During his testimony on Tuesday, the opening day of the trial, Garzón said that he ordered all parts of the conversations where lawyers and the suspects discussed their defense strategies to be erased from the recordings. The High Court judge denied that he was interested in spying on them and wanted only to stop the money-laundering activities that were taking place on the outside while Correa and Crespo sat in jail.
"It wasn't necessary to expurgate - no one should have listened to those conversations and they should have been destroyed," Peláez said, adding that prosecutors were also at fault because they should have appealed Garzón's order.
"It is unfortunate that the accusatory lawyers have so many doubts in our legal system," responded prosecutor Antolín Herrero.
Baena reiterated Garzón's previous testimony in saying that the targets of the surveillance were the suspects and not the lawyers themselves.
Peláez, a former judge and prosecutor, explained that even though he found it "painful," he had to file the charges against Garzón because he had to defend a lawyer's right to defend a client, and lamented that Spain's Bar Association didn't join in the complaint "in the defense of the legal profession."
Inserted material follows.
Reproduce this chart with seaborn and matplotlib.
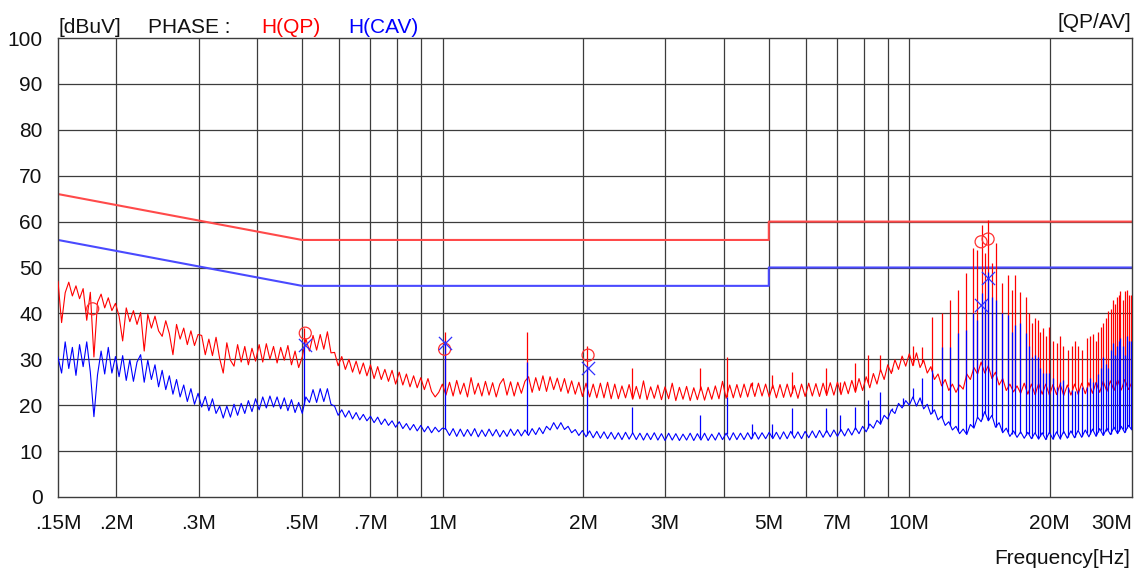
import numpy as np
import pandas as pd
import seaborn as sns
import matplotlib
matplotlib.use('Agg')
import matplotlib.pyplot as plt

qp_level = [
    # .15M - .2M
    47.0, 38.0, 44.5, 46.8, 43.8, 46.0, 43.2, 45.4, 38.5, 44.6, 30.5, 42.4, 44.2, 41.2, 43.4, 40.6, 42.2,
    # .2M - .3M
    39.4, 34.0, 41.2, 38.2, 40.6, 37.6, 40.2, 31.8, 39.8, 36.8, 39.4, 36.2, 35.0, 38.4, 35.6, 31.0,
    37.6, 34.4, 36.8, 33.2, 36.2, 33.0, 35.4,
    # .3M - .5M
    35.2, 31.0, 34.4, 30.8, 34.8, 30.2, 27.0, 33.6, 29.8, 28.5, 33.2, 29.4, 32.8, 28.8, 32.4, 29.6,
    33.2, 29.4, 33.4, 30.0, 32.8, 29.2, 32.6, 29.8, 33.0, 28.8, 31.8, 28.2, 30.5,
    # .5M - .6M
    34.5, 31.8, 35.2, 32.0, 35.4, 32.2, 36.0, 31.4, 31.5, 28.6,
    # .6M - 1M
    30.6, 27.8, 30.0, 27.2, 29.6, 26.8, 29.2, 26.4, 28.8, 25.8, 28.4, 25.6, 27.8, 25.2, 27.6, 24.6,
    27.2, 24.4, 26.8, 24.0, 26.4, 23.8, 26.0, 23.4, 25.8, 23.0, 21.8, 22.8, 24.6,
    # 1M - 5M
    22.2, 25.0, 22.0, 25.4, 22.4, 24.8, 21.8, 26.0, 22.4, 24.8,
    22.0, 25.2, 22.2, 24.9, 21.8, 24.6, 25.8, 22.2, 25.1, 22.0,
    25.0, 22.6, 25.2, 26.2, 22.8, 26.0, 23.2, 26.4, 23.0, 26.2,
    23.4, 25.9, 23.0, 25.8, 22.6, 25.3, 22.4, 25.0, 21.9, 24.8,
    21.8, 24.6, 21.6, 24.8, 21.6, 25.0, 21.4, 24.6, 21.4, 24.2,
    21.6, 24.5, 21.3, 24.1, 21.4, 25.3, 21.2, 24.0, 21.5, 24.4,
    21.2, 24.0, 21.4, 24.8, 21.0, 23.9, 21.3, 24.1, 21.0, 23.8,
    21.2, 24.0, 21.1, 23.9, 21.3, 24.2, 21.4, 25.2, 21.5, 24.4,
    21.6, 24.5, 21.7, 24.6, 21.8, 24.7, 21.9, 24.8, 22.0, 24.6, 21.8,
    # 5M - 10M
    24.4, 21.6, 24.5, 21.7, 24.6, 21.8, 24.3, 21.5, 24.6, 21.9,
    24.8, 22.0, 24.7, 21.9, 24.8, 22.1, 24.9, 22.2, 25.0, 22.3,
    25.1, 22.5, 25.4, 22.8, 25.8, 23.2, 26.2, 23.8, 26.9, 24.6,
    27.8, 25.6, 28.8, 26.9, 29.9, 27.8, 30.7, 28.5, 31.2,
    # 10M - 30M
    28.6, 31.4, 28.2, 29.8, 27.0, 28.4, 25.6, 26.8, 24.2, 25.6,
    23.2, 24.6, 22.8, 24.4, 23.5, 26.8, 25.6, 28.2, 26.8, 29.4,
    27.0, 28.6, 25.8, 27.2, 24.4, 25.8, 23.2, 24.6, 22.9, 24.2,
    22.6, 24.8, 22.4, 24.6, 22.3, 24.7, 22.4, 24.6, 22.2, 24.5,
    22.3, 24.6, 22.1, 24.4, 22.2, 24.6, 22.4, 24.8, 22.5, 24.9,
    22.6, 25.0, 22.8, 25.2, 23.0, 25.3, 23.2, 25.5, 23.3, 25.6, 23.4, 25.0,
]

av_level = [
    # .15M - .2M
    30.5, 27.0, 33.8, 28.0, 32.6, 26.5, 33.2, 28.4, 33.8, 27.2, 17.5, 26.6, 31.8, 26.8, 32.6, 27.0, 30.6,
    # .2M - .3M
    26.2, 30.8, 25.4, 29.9, 25.2, 29.4, 31.0, 25.0, 29.8, 25.6, 28.8, 24.0, 27.6, 23.4, 26.4, 22.4,
    25.6, 21.8, 24.4, 20.8, 23.6, 20.2, 22.6,
    # .3M - .5M
    19.6, 21.9, 18.8, 21.4, 18.2, 19.8, 17.2, 19.8, 17.4, 20.2, 17.8, 20.4, 18.2, 21.0, 18.6, 21.4,
    19.0, 21.8, 19.4, 22.0, 19.6, 21.8, 19.2, 21.6, 18.8, 21.2, 18.4, 20.6, 18.2,
    # .5M - .6M
    21.8, 20.6, 23.4, 20.6, 23.6, 20.8, 23.6, 20.2, 19.8, 17.8,
    # .6M - 1M
    19.0, 17.4, 18.8, 17.0, 18.4, 16.8, 18.0, 16.6, 17.6, 16.2, 17.4, 15.8, 17.0, 15.6, 16.6, 15.2,
    16.4, 14.9, 16.0, 14.6, 15.8, 14.4, 15.6, 14.2, 15.4, 14.0, 15.2, 14.2, 15.0,
    # 1M - 5M
    14.8, 13.4, 14.9, 13.2, 14.8, 13.2, 14.7, 13.3, 14.9, 13.1,
    14.6, 13.2, 14.8, 13.3, 14.7, 13.1, 14.5, 13.2, 14.8, 13.4,
    14.7, 13.3, 14.6, 13.4, 14.9, 13.6, 15.1, 13.8, 15.4, 14.6,
    16.2, 14.8, 16.2, 14.7, 15.4, 14.0, 14.7, 13.4, 14.5, 13.1,
    14.4, 12.9, 14.3, 12.8, 14.2, 12.7, 14.1, 12.6, 14.0, 12.5,
    14.1, 12.6, 14.0, 12.5, 13.9, 12.4, 13.9, 12.5, 14.0, 12.4,
    13.8, 12.3, 13.9, 12.4, 13.8, 12.3, 13.7, 12.4, 13.9, 12.3,
    13.8, 12.4, 13.9, 12.3, 13.7, 12.4, 14.0, 12.5, 13.9, 12.4,
    14.0, 12.5, 13.9, 12.5, 14.0, 12.6, 14.1, 12.6, 14.0, 12.7, 14.1,
    # 5M - 10M
    12.7, 14.1, 12.6, 14.2, 12.7, 14.3, 12.8, 14.2, 12.7, 14.3,
    12.9, 14.4, 12.9, 14.5, 13.0, 14.5, 13.1, 14.6, 13.2, 14.7,
    13.3, 14.9, 13.5, 15.1, 13.8, 15.4, 14.2, 15.9, 15.0, 16.7,
    15.9, 17.8, 17.0, 19.0, 18.2, 20.4, 19.4, 21.0, 20.0,
    # 10M - 30M
    21.8, 19.8, 21.6, 19.2, 20.2, 18.0, 19.0, 16.8, 17.6, 15.6,
    16.4, 14.6, 15.4, 13.8, 14.8, 13.6, 15.8, 15.0, 17.4, 16.4,
    18.6, 16.6, 17.8, 15.2, 16.2, 14.0, 15.0, 13.2, 14.4, 13.0,
    14.2, 12.8, 14.1, 12.7, 14.0, 12.6, 14.0, 12.5, 14.1, 12.6,
    14.2, 12.7, 14.3, 12.8, 14.4, 12.9, 14.5, 13.0, 14.6, 13.1,
    14.8, 13.2, 14.9, 13.4, 15.0, 13.6, 15.2, 13.8, 15.4, 14.0, 15.6, 14.6,
]

# narrow-band spikes (MHz) with their QP and AV peak levels
spike_freq = [0.505, 1.01, 1.52, 2.04, 2.55, 3.56, 4.06, 4.60, 5.08, 5.61, 6.63, 7.11, 7.65, 8.16,
              8.66, 9.18, 9.70, 10.19, 10.65, 11.19, 11.76, 12.23, 12.72, 13.23, 13.70, 13.98,
              14.33, 14.54, 14.75, 15.05, 15.34, 15.81, 16.28, 16.57, 16.85, 17.27, 17.79, 18.05,
              18.30, 18.60, 18.88, 19.10, 19.35, 19.65, 19.93, 20.33, 20.73, 21.05, 21.36, 21.85,
              22.33, 22.65, 23.00, 23.50, 24.04, 24.40, 24.77, 25.07, 25.38, 25.70, 26.01, 26.34,
              26.67, 27.00, 27.33, 27.60, 27.87, 28.10, 28.29, 28.65, 29.00, 29.30, 29.58, 29.85]
spike_qp = [36.8, 36.0, 36.0, 32.8, 28.0, 28.0, 30.5, 25.0, 26.6, 27.3, 28.0, 25.0, 29.2, 31.0,
            31.0, 28.0, 30.0, 33.0, 32.7, 39.2, 40.0, 42.9, 45.1, 48.8, 54.2, 53.8,
            59.3, 53.2, 60.3, 51.0, 55.3, 46.6, 48.4, 45.0, 48.4, 44.7, 43.6, 40.0,
            37.9, 39.0, 38.6, 36.0, 36.8, 35.0, 37.0, 34.0, 33.5, 35.0, 33.0, 32.0,
            33.0, 34.0, 33.0, 32.0, 34.6, 35.0, 35.6, 34.0, 36.0, 37.0, 37.9, 39.0,
            40.5, 41.0, 43.0, 42.0, 43.6, 44.0, 44.8, 43.0, 44.8, 45.0, 44.0, 44.0]
spike_av = [33.8, 34.0, 29.4, 28.6, 19.6, 17.8, 21.8, 16.0, 16.0, 19.4, 19.3, 17.9, 19.6, 21.1,
            22.9, 19.4, 21.5, 23.7, 25.9, 27.7, 32.7, 32.7, 35.7, 36.4, 40.0, 38.5,
            44.4, 42.9, 49.0, 43.6, 42.9, 40.0, 39.6, 36.0, 37.5, 37.9, 35.7, 33.0,
            30.6, 31.0, 30.6, 28.0, 27.0, 27.0, 27.0, 26.0, 24.0, 25.0, 25.5, 24.0,
            23.3, 23.0, 23.3, 24.0, 24.0, 26.0, 25.0, 25.0, 26.8, 28.0, 30.5, 29.0,
            28.0, 32.0, 33.5, 31.0, 33.0, 34.0, 34.6, 33.0, 31.0, 35.0, 34.0, 34.0]

# final measurement markers
qp_mark_freq = [0.178, 0.508, 1.01, 2.05, 14.25, 14.75]
qp_mark_level = [41.0, 35.7, 32.2, 30.9, 55.6, 56.2]
av_mark_freq = [0.508, 1.01, 2.05, 14.25, 14.75]
av_mark_level = [33.1, 33.5, 28.0, 41.8, 47.7]

# limit lines
limit_freq = [0.15, 0.5, 5, 5, 30]
qp_limit = [66, 56, 56, 60, 60]
av_limit = [56, 46, 46, 50, 50]

tick_freq = [0.15, 0.2, 0.3, 0.5, 0.7, 1, 2, 3, 5, 7, 10, 20, 30]
tick_text = ['.15M', '.2M', '.3M', '.5M', '.7M', '1M', '2M', '3M', '5M', '7M', '10M', '20M', '30M']
grid_freq = [0.2, 0.3, 0.4, 0.5, 0.6, 0.7, 0.8, 0.9, 1, 2, 3, 4, 5, 6, 7, 8, 9, 10, 20]

# sweep points are log spaced over the band
qp = pd.DataFrame({'freq': np.geomspace(0.15, 30, len(qp_level)), 'level': qp_level})
av = pd.DataFrame({'freq': np.geomspace(0.15, 30, len(av_level)), 'level': av_level})

sns.set_style('white')
plt.rcParams['font.family'] = ['Liberation Sans', 'DejaVu Sans']

W, H = 1139, 570
fig = plt.figure(figsize=(W / 100, H / 100), dpi=100)
ax = fig.add_axes([58 / W, 1 - 497 / H, (1132 - 58) / W, (497 - 38) / H])
ax.set_xscale('log')
ax.set_xlim(0.15, 30)
ax.set_ylim(0, 100)

# grid
for f in grid_freq:
    ax.axvline(f, color='#3c3c3c', lw=0.9, zorder=1)
for v in range(10, 100, 10):
    ax.axhline(v, color='#3c3c3c', lw=0.9, zorder=1)

# limits
ax.plot(limit_freq, qp_limit, color='#ff4a4a', lw=1.5, zorder=2)
ax.plot(limit_freq, av_limit, color='#4a4aff', lw=1.5, zorder=2)

# traces
sns.lineplot(data=qp, x='freq', y='level', color='#ff0000', lw=0.8, estimator=None, sort=False, ax=ax, zorder=3)
qp_foot = np.interp(np.log10(spike_freq), np.log10(qp['freq']), qp['level'])
ax.vlines(spike_freq, qp_foot, spike_qp, color='#ff0000', lw=0.9, zorder=3)

sns.lineplot(data=av, x='freq', y='level', color='#0000ff', lw=0.8, estimator=None, sort=False, ax=ax, zorder=4)
av_foot = np.interp(np.log10(spike_freq), np.log10(av['freq']), av['level'])
ax.vlines(spike_freq, av_foot, spike_av, color='#0000ff', lw=0.9, zorder=4)

# markers
sns.scatterplot(x=qp_mark_freq, y=qp_mark_level, marker='o', s=75, facecolor='none',
                edgecolor='#ff3030', linewidth=0.9, ax=ax, zorder=5)
sns.scatterplot(x=av_mark_freq, y=av_mark_level, marker='x', s=90, color='#3030ff',
                linewidth=0.9, ax=ax, zorder=5)

ax.set_xticks(tick_freq)
ax.set_xticklabels(tick_text)
ax.get_xticklabels()[-1].set_horizontalalignment('right')
ax.minorticks_off()
ax.set_yticks(range(0, 101, 10))
ax.tick_params(axis='both', length=0, labelsize=15, colors='#111111')
ax.tick_params(axis='x', pad=12)
ax.tick_params(axis='y', pad=11)
ax.set_xlabel('')
ax.set_ylabel('')
for s in ax.spines.values():
    s.set_color('#3c3c3c')
    s.set_linewidth(1.0)

def fig_text(x, y, s, **kw):
    fig.text(x / W, 1 - y / H, s, fontsize=15, va='baseline', **kw)

fig_text(58, 33, '[dBuV]', color='#111111')
fig_text(148, 33, 'PHASE :', color='#111111')
fig_text(261, 33, 'H(QP)', color='#ff0000')
fig_text(348, 33, 'H(CAV)', color='#0000ff')
fig_text(1131, 28, '[QP/AV]', color='#111111', ha='right')
fig_text(1130, 564, 'Frequency[Hz]', color='#111111', ha='right')

fig.savefig('out.png', dpi=100)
"It is difficult to defend a judge but to charge him with a crime is even worse," Baena said in reference to Peláez.
For his part, José Antonio Choclán, a former judge, who represents Correa, called it a "fallacy" for anyone to determine that constitutional rights can be violated on just the suspicion that a serious crime is being committed. Choclán said he was "highly upset" because he felt that he was being considered "a minor accomplice in an investigation."
He said that it was "extravagant" for anyone to think that all lawyers were instruments of a criminal organization.
"This is where the breach of duty comes in," Choclán said, "because if you permit this, the consequences are absolutely detrimental to our system of values."
Choclán was the lawyer who appeared at Correa's first bail hearing, soon after his arrest. Prosecutors feared that the suspect was planning to flee to Central America and take up nationality in one of the countries in the region.
The High Court judge next week faces another trial before the Supreme Court for allegedly trying to open an investigation into crimes committed during the Francisco Franco dictatorship.
The case was originally brought by an obscure rightwing union, Manos Limpias, and the Spanish Falange de las JONS party, which both argued that Garzón had overstepped his judicial duties by ignoring the provisions in a 1977 law that provided amnesty for both sides following the 36-year dictatorship.
At least nine international rights organizations are expected to converge in Spain to rally for Garzón's cause. Among them are Human Rights Watch, the European Center for Constitutional and Human Rights, Lawyers Rights Watch Canada, and Rights International Spain. The groups are demanding that the Supreme Court guarantee the rights of victims and survivors of Franco's Spain so that they can seek out justice.
The upcoming trial, which is expected to last longer than the three-day trial over the surveillance recordings, will hear testimony from victims and survivors of the dictatorship, who will take up Garzón's cause.
The Supreme Court has a third investigation open against Garzón regarding a series of lectures and conferences he organized in New York in the early part of the decade while he was on a leave of absence from the High Court.
According to the complaint filed, Garzón allegedly received money from Banco Santander chairman Emilio Botín to set up these lectures. The allegations center on the claim that in exchange the judge dropped an investigation in 2006 against Botín for alleged misappropriation of funds and mismanagement. Both Botín and Garzón have denied the charges.